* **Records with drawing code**
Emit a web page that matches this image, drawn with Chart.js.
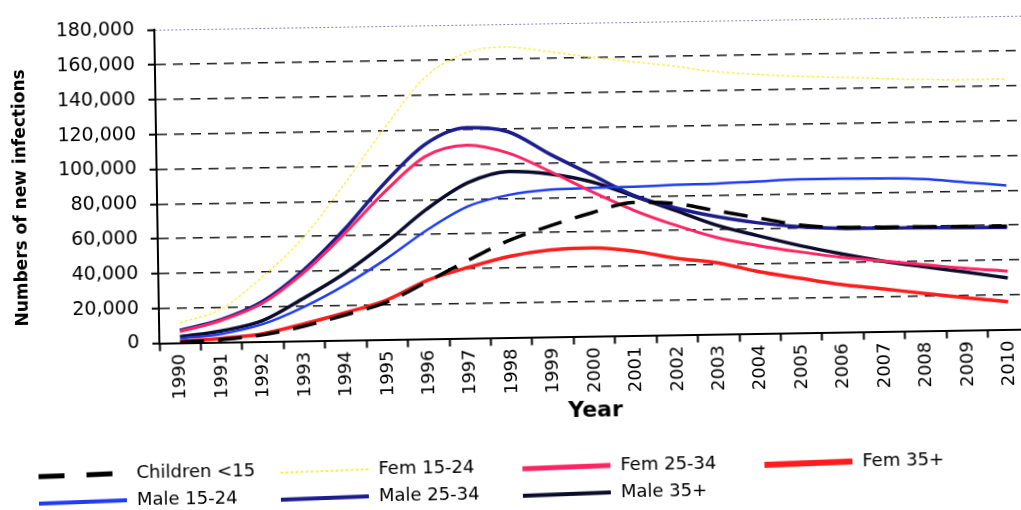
<!DOCTYPE html>
<html>
<head>
<meta charset="utf-8">
<script src="https://cdn.jsdelivr.net/npm/chart.js@4.4.0/dist/chart.umd.min.js"></script>
<style>
    html, body { margin: 0; padding: 0; background: #fff; overflow: hidden; }
    /* the scanned original is tilted a little, so the whole chart is turned with it;
       the plot also runs a bit past the right edge of the picture */
    #wrap { position: relative; width: 1032px; height: 510px; transform: rotate(-0.93deg); transform-origin: 510px 255px; }
</style>
</head>
<body>
<div id="wrap"><canvas id="infectionsChart"></canvas></div>
<script>
// Données
const years = ['1990', '1991', '1992', '1993', '1994', '1995', '1996', '1997', '1998', '1999', '2000',
               '2001', '2002', '2003', '2004', '2005', '2006', '2007', '2008', '2009', '2010'];
const yTicks = [0, 20000, 40000, 60000, 80000, 100000, 120000, 140000, 160000, 180000];
const yTitle = 'Numbers of new infections';

const children = [300, 1500, 3800, 8500, 14500, 21500, 33000, 45000, 56000, 64000, 71000,
                  76500, 75500, 70900, 66400, 62000, 60200, 60000, 59800, 59500, 59300];
const fem1524 = [11500, 19000, 37000, 59000, 89000, 121000, 150000, 164000, 167000, 164000, 160500,
                 157500, 154500, 151000, 149000, 147500, 146500, 145500, 144500, 144000, 144000];
const fem2534 = [6500, 12500, 22000, 39000, 61000, 85000, 105000, 111000, 106000, 95000, 83000,
                 72000, 63000, 55500, 50500, 46500, 43000, 40500, 38000, 35500, 33500];
const fem35 = [800, 2200, 4500, 9800, 15800, 22700, 33700, 40800, 46700, 50000, 50800,
               48500, 44000, 41000, 35500, 31300, 27300, 24400, 21400, 18600, 15900];
const male1524 = [2500, 4800, 10000, 19500, 31700, 46200, 62500, 75800, 82000, 84600, 85200,
                  85500, 86200, 86500, 87400, 88200, 88300, 88000, 87200, 85000, 82800];
const male2534 = [7200, 13000, 23000, 40500, 63500, 90000, 112000, 121000, 118300, 105000, 92800,
                  80600, 73000, 67500, 63600, 61000, 59700, 59400, 59200, 58900, 58700];
const male35 = [3500, 6500, 12000, 24500, 38500, 55500, 74500, 89300, 95500, 93600, 88700,
                80200, 71500, 62600, 56100, 50100, 45000, 40400, 36800, 33300, 29600];

document.addEventListener('DOMContentLoaded', function() {
    initChart();
});

// Titre de l'axe Y (un peu plus bas que le centre) et légende sous le graphique, 4 colonnes
const bottomLegend = {
    id: 'bottomLegend',
    afterDraw(chart) {
        const ctx = chart.ctx;
        const cols = [35, 277, 519, 761];
        const rows = [467, 494];

        ctx.save();
        ctx.translate(23, 190);
        ctx.rotate(-Math.PI / 2);
        ctx.font = 'bold 17px "DejaVu Sans"';
        ctx.textAlign = 'center';
        ctx.textBaseline = 'middle';
        ctx.fillStyle = '#000';
        ctx.fillText(yTitle, 0, 0);
        ctx.restore();

        ctx.save();
        ctx.font = '18px "DejaVu Sans"';
        ctx.textBaseline = 'middle';
        chart.data.datasets.forEach((ds, i) => {
            const x = cols[i % 4];
            const y = rows[Math.floor(i / 4)];
            ctx.beginPath();
            ctx.strokeStyle = ds.borderColor;
            ctx.lineWidth = ds.legendWidth;
            ctx.setLineDash(ds.legendDash || []);
            ctx.moveTo(x, y + 2);
            ctx.lineTo(x + 88, y);
            ctx.stroke();
            ctx.setLineDash([]);
            ctx.fillStyle = '#000';
            ctx.fillText(ds.label, x + 98, y);
        });
        ctx.restore();
    }
};

function initChart() {
    const ctx = document.getElementById('infectionsChart');
    const line = (label, data, color, width, dash, legendWidth, legendDash) => ({
        label: label,
        data: data,
        borderColor: color,
        borderWidth: width,
        borderDash: dash,
        legendWidth: legendWidth,
        legendDash: legendDash,
        pointRadius: 0,
        fill: false,
        cubicInterpolationMode: 'monotone'
    });

    window.infectionsChart = new Chart(ctx, {
        type: 'line',
        data: {
            labels: years,
            datasets: [
                line('Children <15', children, '#000000', 3.5, [24, 14], 5, [26, 22]),
                line('Fem 15-24', fem1524, '#f7ef55', 1.5, [3, 2], 2, [3, 2]),
                line('Fem 25-34', fem2534, '#ff2463', 3, [], 5),
                line('Fem 35+', fem35, '#ff1c1c', 3.5, [], 6),
                line('Male 15-24', male1524, '#1f3cf0', 2.5, [], 4),
                line('Male 25-34', male2534, '#1c1c8c', 3.5, [], 4),
                line('Male 35+', male35, '#0b0b2e', 3.5, [], 4)
            ]
        },
        options: {
            responsive: true,
            maintainAspectRatio: false,
            animation: false,
            layout: {
                padding: { top: 22, right: 0, bottom: 80, left: 0 }
            },
            plugins: {
                legend: { display: false },
                tooltip: { enabled: false }
            },
            scales: {
                x: {
                    offset: true,
                    grid: {
                        offset: true,
                        drawOnChartArea: false,
                        drawTicks: true,
                        tickLength: 8,
                        tickWidth: 2,
                        tickColor: '#000'
                    },
                    border: { color: '#000', width: 2 },
                    ticks: {
                        autoSkip: false,
                        minRotation: 90,
                        maxRotation: 90,
                        padding: 3,
                        color: '#000',
                        font: { family: 'DejaVu Sans', size: 18 }
                    },
                    title: {
                        display: true,
                        text: 'Year',
                        color: '#000',
                        padding: { top: 0, bottom: 5 },
                        font: { family: 'DejaVu Sans', size: 22, weight: 'bold' }
                    },
                    afterFit: function(scale) {
                        scale.height = 92.5;
                    }
                },
                y: {
                    min: 0,
                    max: 180000,
                    afterBuildTicks: function(scale) {
                        scale.ticks = yTicks.map(v => ({ value: v }));
                    },
                    grid: {
                        color: function(c) {
                            if (!c.tick) return '#000';
                            if (c.tick.value === 180000) return '#8a80c8';
                            if (c.tick.value === 0) return 'rgba(0,0,0,0)';
                            return '#1a1a1a';
                        },
                        lineWidth: function(c) {
                            return c.tick && c.tick.value === 180000 ? 1 : 1.6;
                        },
                        drawTicks: true,
                        tickLength: 7,
                        tickWidth: 2,
                        tickColor: '#000'
                    },
                    border: {
                        color: '#000',
                        width: 2,
                        dash: function(c) {
                            if (!c.tick) return [];
                            return c.tick.value === 180000 ? [2, 2] : [10, 7];
                        }
                    },
                    ticks: {
                        padding: 13,
                        color: '#000',
                        font: { family: 'DejaVu Sans', size: 19 },
                        callback: function(value) {
                            return value.toLocaleString('en-US');
                        }
                    },
                    afterFit: function(scale) {
                        scale.width = 158;
                    }
                }
            }
        },
        plugins: [bottomLegend]
    });
}
</script>
</body>
</html>
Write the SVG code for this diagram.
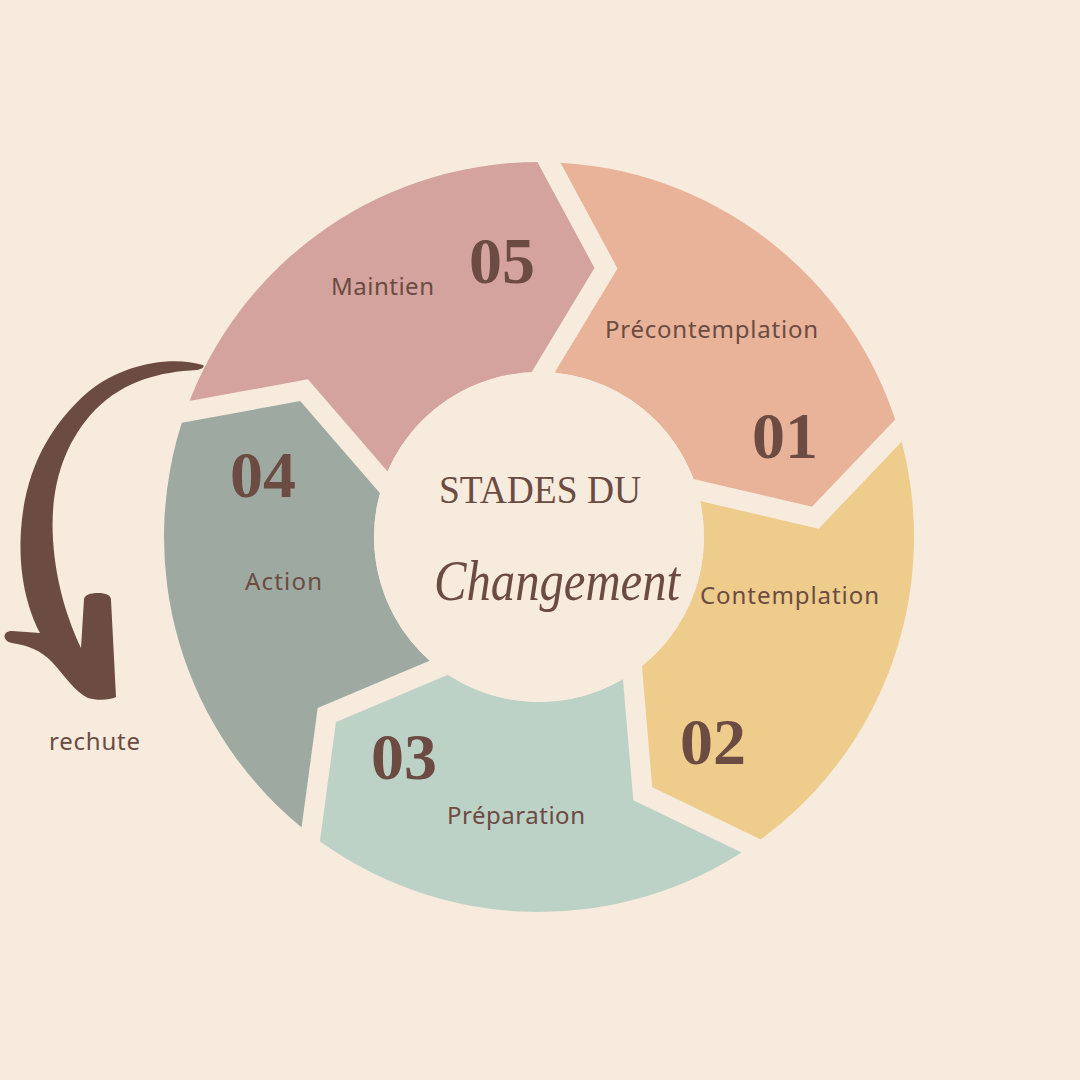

* **Exercise details**
Strip the images and reproduce the remaining records precisely.

* **Full response**
Emit a web page that matches this image, drawn with Chart.js.
<!DOCTYPE html>
<html>
<head>
<meta charset="utf-8">
<script src="https://cdn.jsdelivr.net/npm/chart.js@4.4.0/dist/chart.umd.min.js"></script>
<style>
    html, body { margin: 0; padding: 0; background: #fff; overflow: hidden; }
    /* the scanned original is tilted a little, so the whole chart is turned with it;
       the plot also runs a bit past the right edge of the picture */
    #wrap { position: relative; width: 1032px; height: 510px; transform: rotate(-0.93deg); transform-origin: 510px 255px; }
</style>
</head>
<body>
<div id="wrap"><canvas id="infectionsChart"></canvas></div>
<script>
// Données
const years = ['1990', '1991', '1992', '1993', '1994', '1995', '1996', '1997', '1998', '1999', '2000',
               '2001', '2002', '2003', '2004', '2005', '2006', '2007', '2008', '2009', '2010'];
const yTicks = [0, 20000, 40000, 60000, 80000, 100000, 120000, 140000, 160000, 180000];
const yTitle = 'Numbers of new infections';

const children = [300, 1500, 3800, 8500, 14500, 21500, 33000, 45000, 56000, 64000, 71000,
                  76500, 75500, 70900, 66400, 62000, 60200, 60000, 59800, 59500, 59300];
const fem1524 = [11500, 19000, 37000, 59000, 89000, 121000, 150000, 164000, 167000, 164000, 160500,
                 157500, 154500, 151000, 149000, 147500, 146500, 145500, 144500, 144000, 144000];
const fem2534 = [6500, 12500, 22000, 39000, 61000, 85000, 105000, 111000, 106000, 95000, 83000,
                 72000, 63000, 55500, 50500, 46500, 43000, 40500, 38000, 35500, 33500];
const fem35 = [800, 2200, 4500, 9800, 15800, 22700, 33700, 40800, 46700, 50000, 50800,
               48500, 44000, 41000, 35500, 31300, 27300, 24400, 21400, 18600, 15900];
const male1524 = [2500, 4800, 10000, 19500, 31700, 46200, 62500, 75800, 82000, 84600, 85200,
                  85500, 86200, 86500, 87400, 88200, 88300, 88000, 87200, 85000, 82800];
const male2534 = [7200, 13000, 23000, 40500, 63500, 90000, 112000, 121000, 118300, 105000, 92800,
                  80600, 73000, 67500, 63600, 61000, 59700, 59400, 59200, 58900, 58700];
const male35 = [3500, 6500, 12000, 24500, 38500, 55500, 74500, 89300, 95500, 93600, 88700,
                80200, 71500, 62600, 56100, 50100, 45000, 40400, 36800, 33300, 29600];

document.addEventListener('DOMContentLoaded', function() {
    initChart();
});

// Titre de l'axe Y (un peu plus bas que le centre) et légende sous le graphique, 4 colonnes
const bottomLegend = {
    id: 'bottomLegend',
    afterDraw(chart) {
        const ctx = chart.ctx;
        const cols = [35, 277, 519, 761];
        const rows = [467, 494];

        ctx.save();
        ctx.translate(23, 190);
        ctx.rotate(-Math.PI / 2);
        ctx.font = 'bold 17px "DejaVu Sans"';
        ctx.textAlign = 'center';
        ctx.textBaseline = 'middle';
        ctx.fillStyle = '#000';
        ctx.fillText(yTitle, 0, 0);
        ctx.restore();

        ctx.save();
        ctx.font = '18px "DejaVu Sans"';
        ctx.textBaseline = 'middle';
        chart.data.datasets.forEach((ds, i) => {
            const x = cols[i % 4];
            const y = rows[Math.floor(i / 4)];
            ctx.beginPath();
            ctx.strokeStyle = ds.borderColor;
            ctx.lineWidth = ds.legendWidth;
            ctx.setLineDash(ds.legendDash || []);
            ctx.moveTo(x, y + 2);
            ctx.lineTo(x + 88, y);
            ctx.stroke();
            ctx.setLineDash([]);
            ctx.fillStyle = '#000';
            ctx.fillText(ds.label, x + 98, y);
        });
        ctx.restore();
    }
};

function initChart() {
    const ctx = document.getElementById('infectionsChart');
    const line = (label, data, color, width, dash, legendWidth, legendDash) => ({
        label: label,
        data: data,
        borderColor: color,
        borderWidth: width,
        borderDash: dash,
        legendWidth: legendWidth,
        legendDash: legendDash,
        pointRadius: 0,
        fill: false,
        cubicInterpolationMode: 'monotone'
    });

    window.infectionsChart = new Chart(ctx, {
        type: 'line',
        data: {
            labels: years,
            datasets: [
                line('Children <15', children, '#000000', 3.5, [24, 14], 5, [26, 22]),
                line('Fem 15-24', fem1524, '#f7ef55', 1.5, [3, 2], 2, [3, 2]),
                line('Fem 25-34', fem2534, '#ff2463', 3, [], 5),
                line('Fem 35+', fem35, '#ff1c1c', 3.5, [], 6),
                line('Male 15-24', male1524, '#1f3cf0', 2.5, [], 4),
                line('Male 25-34', male2534, '#1c1c8c', 3.5, [], 4),
                line('Male 35+', male35, '#0b0b2e', 3.5, [], 4)
            ]
        },
        options: {
            responsive: true,
            maintainAspectRatio: false,
            animation: false,
            layout: {
                padding: { top: 22, right: 0, bottom: 80, left: 0 }
            },
            plugins: {
                legend: { display: false },
                tooltip: { enabled: false }
            },
            scales: {
                x: {
                    offset: true,
                    grid: {
                        offset: true,
                        drawOnChartArea: false,
                        drawTicks: true,
                        tickLength: 8,
                        tickWidth: 2,
                        tickColor: '#000'
                    },
                    border: { color: '#000', width: 2 },
                    ticks: {
                        autoSkip: false,
                        minRotation: 90,
                        maxRotation: 90,
                        padding: 3,
                        color: '#000',
                        font: { family: 'DejaVu Sans', size: 18 }
                    },
                    title: {
                        display: true,
                        text: 'Year',
                        color: '#000',
                        padding: { top: 0, bottom: 5 },
                        font: { family: 'DejaVu Sans', size: 22, weight: 'bold' }
                    },
                    afterFit: function(scale) {
                        scale.height = 92.5;
                    }
                },
                y: {
                    min: 0,
                    max: 180000,
                    afterBuildTicks: function(scale) {
                        scale.ticks = yTicks.map(v => ({ value: v }));
                    },
                    grid: {
                        color: function(c) {
                            if (!c.tick) return '#000';
                            if (c.tick.value === 180000) return '#8a80c8';
                            if (c.tick.value === 0) return 'rgba(0,0,0,0)';
                            return '#1a1a1a';
                        },
                        lineWidth: function(c) {
                            return c.tick && c.tick.value === 180000 ? 1 : 1.6;
                        },
                        drawTicks: true,
                        tickLength: 7,
                        tickWidth: 2,
                        tickColor: '#000'
                    },
                    border: {
                        color: '#000',
                        width: 2,
                        dash: function(c) {
                            if (!c.tick) return [];
                            return c.tick.value === 180000 ? [2, 2] : [10, 7];
                        }
                    },
                    ticks: {
                        padding: 13,
                        color: '#000',
                        font: { family: 'DejaVu Sans', size: 19 },
                        callback: function(value) {
                            return value.toLocaleString('en-US');
                        }
                    },
                    afterFit: function(scale) {
                        scale.width = 158;
                    }
                }
            }
        },
        plugins: [bottomLegend]
    });
}
</script>
</body>
</html>
Write the SVG code for this diagram.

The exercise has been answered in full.